Zimbabwe is not a jungle democracy but a constitutional democracy that only allows power to be transferred through elections and not through uninformed protests and demonstrations.

Mliswa was not the only Zimbabwean who wanted to scuttle the efforts of the Chinamasa team, as there were other unpatriotic political malcontents who smuggled themselves into the Zimbabwe UK Investment Conference and sought to deride Government officials as looters.

One such opposition loose cannon, is the bigoted Petina Gappa, who fools herself, believing that she is so knowledgeable and influential so as to block any would-be investors from setting foot in Zimbabwe.

In a pitiful Facebook post, Gappa gleefully boasted about her subversive role in seeking to humiliate the Zimbabwean delegation by throwing a barrage of hate-filled questions at them in the hope of projecting the country as ill-prepared to host foreign investors.

Her act was shameful and unpatriotic.

In her foolishness, she failed to realize that she was actually plundering an investment opportunity for millions of young Zimbabweans that might have become an economic lifeline that could have translated into jobs and improved standard of living.

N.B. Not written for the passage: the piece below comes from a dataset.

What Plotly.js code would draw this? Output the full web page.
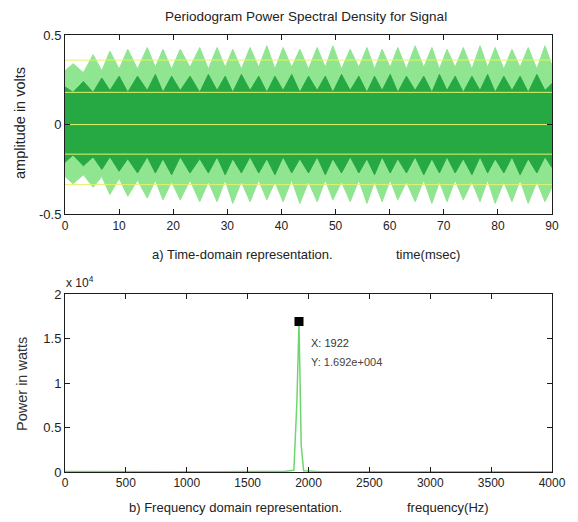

In her selfish bid to build an anti-Government profile, she simply sacrificed the dreams of millions of sanctions-emaciated Zimbabweans.

In other countries, such seditious behaviour by Mliswa and Gappah would lend perpetrators in jail.

No country would brook such blatant unpatriotic tendencies and sell-out proclivities that sabotage the economic fabric of the country.

We urge our legislators to consider promulgating a law that would make a crime for Zimbabweans to sabotage the economy through political activism.